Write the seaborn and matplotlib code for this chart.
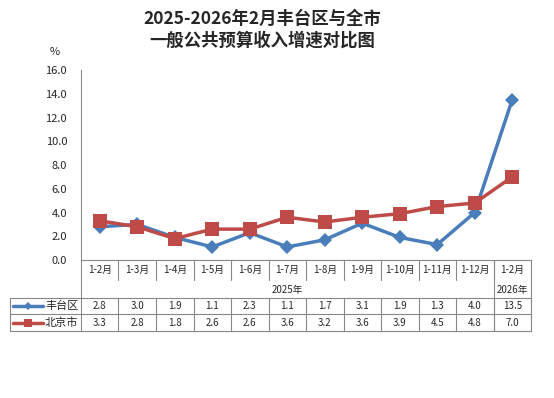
import numpy as np
import pandas as pd
import matplotlib
matplotlib.use("Agg")
import matplotlib.pyplot as plt
import seaborn as sns
from matplotlib.lines import Line2D

# Daten
categories = ["1-2月", "1-3月", "1-4月", "1-5月", "1-6月", "1-7月", "1-8月",
              "1-9月", "1-10月", "1-11月", "1-12月", "1-2月"]
fengtai = [2.8, 3.0, 1.9, 1.1, 2.3, 1.1, 1.7, 3.1, 1.9, 1.3, 4.0, 13.5]
beijing = [3.3, 2.8, 1.8, 2.6, 2.6, 3.6, 3.2, 3.6, 3.9, 4.5, 4.8, 7.0]
series_names = ["丰台区", "北京市"]
year_labels = ["2025年", "2026年"]
title = "2025-2026年2月丰台区与全市\n一般公共预算收入增速对比图"

sns.set_theme(style="white")
plt.rcParams['font.family'] = ['Noto Sans CJK SC', 'DejaVu Sans']

W, H = 554, 398
fig = plt.figure(figsize=(W / 100, H / 100), dpi=100)


def fx(x):
    return x / W


def fy(y):
    return 1 - y / H


x0, x1, ytop, ybot = 81, 531, 70, 260
ax = fig.add_axes([fx(x0), fy(ybot), fx(x1) - fx(x0), fy(ytop) - fy(ybot)])

df = pd.DataFrame({
    "pos": list(range(len(categories))) * 2,
    "value": fengtai + beijing,
    "series": [series_names[0]] * len(fengtai) + [series_names[1]] * len(beijing),
})
blue, red = "#4A7EBB", "#BE4B48"
sns.lineplot(data=df, x="pos", y="value", hue="series", style="series",
             palette=[blue, red], markers=["D", "s"], dashes=False,
             markersize=7, linewidth=2.5, ax=ax, legend=False)
for ln, ms in zip(ax.lines, [7, 9.5]):
    ln.set_markersize(ms)
    ln.set_markeredgewidth(0)

ax.set_xlim(-0.5, len(categories) - 0.5)
ax.set_ylim(0, 16)
ax.set_yticks(np.arange(0, 16.1, 2))
ax.set_yticklabels([f"{v:.1f}" for v in np.arange(0, 16.1, 2)], fontsize=8)
ax.set_xticks([])
ax.set_xlabel("")
ax.set_ylabel("")
ax.tick_params(axis="y", length=0, pad=10)
for s in ["top", "right"]:
    ax.spines[s].set_visible(False)
for s in ["left", "bottom"]:
    ax.spines[s].set_color("#888888")
    ax.spines[s].set_linewidth(0.8)

fig.text(fx(55), fy(52), "%", fontsize=8, ha="center", va="center")
fig.text(fx(262), fy(30), title, fontsize=12.5, fontweight="bold",
         ha="center", va="center", linespacing=1.25)

# Tabelle unter der Achse
gc = "#888888"
cw = (x1 - x0) / len(categories)
r_cat, r_year, r1, r2, r3 = 260, 280, 298, 314, 331


def hline(y, xa, xb):
    fig.add_artist(Line2D([fx(xa), fx(xb)], [fy(y), fy(y)], color=gc, lw=0.8))


def vline(x, ya, yb):
    fig.add_artist(Line2D([fx(x), fx(x)], [fy(ya), fy(yb)], color=gc, lw=0.8))


for i in range(1, len(categories)):
    vline(x0 + cw * i, r_cat, r_year)
vline(x0 + cw * 11, r_cat, r3)
vline(x0, r_cat, r3)
vline(x1, r_cat, r3)
vline(10, r1, r3)
for i in range(1, len(categories)):
    vline(x0 + cw * i, r1, r3)
for y in (r1, r2, r3):
    hline(y, 10, x1)

for i, c in enumerate(categories):
    fig.text(fx(x0 + cw * (i + 0.5)), fy(270), c, fontsize=7, ha="center", va="center")
fig.text(fx(x0 + cw * 5.5), fy(290), year_labels[0], fontsize=7, ha="center", va="center")
fig.text(fx(x0 + cw * 11.5), fy(290), year_labels[1], fontsize=7, ha="center", va="center")

for row_y, vals, col, mk, ms, name in [((r1 + r2) / 2, fengtai, blue, "D", 4, series_names[0]),
                                       ((r2 + r3) / 2, beijing, red, "s", 6, series_names[1])]:
    for i, v in enumerate(vals):
        fig.text(fx(x0 + cw * (i + 0.5)), fy(row_y), f"{v:.1f}", fontsize=7,
                 ha="center", va="center")
    fig.add_artist(Line2D([fx(13), fx(43)], [fy(row_y), fy(row_y)], color=col, lw=2.5))
    fig.add_artist(Line2D([fx(28)], [fy(row_y)], color=col, marker=mk, markersize=ms,
                          markeredgewidth=0, lw=0))
    fig.text(fx(45), fy(row_y), name, fontsize=8, ha="left", va="center")

fig.savefig("out.png", dpi=100)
============
▶ [What you need to do]
Repeat the listing above up to and including the line with "from matplotlib.lines import Line2D", starting from its first line. Drop any pictures.

▶ [Solution below]
Write the seaborn and matplotlib code for this chart.
import numpy as np
import pandas as pd
import matplotlib
matplotlib.use("Agg")
import matplotlib.pyplot as plt
import seaborn as sns
from matplotlib.lines import Line2D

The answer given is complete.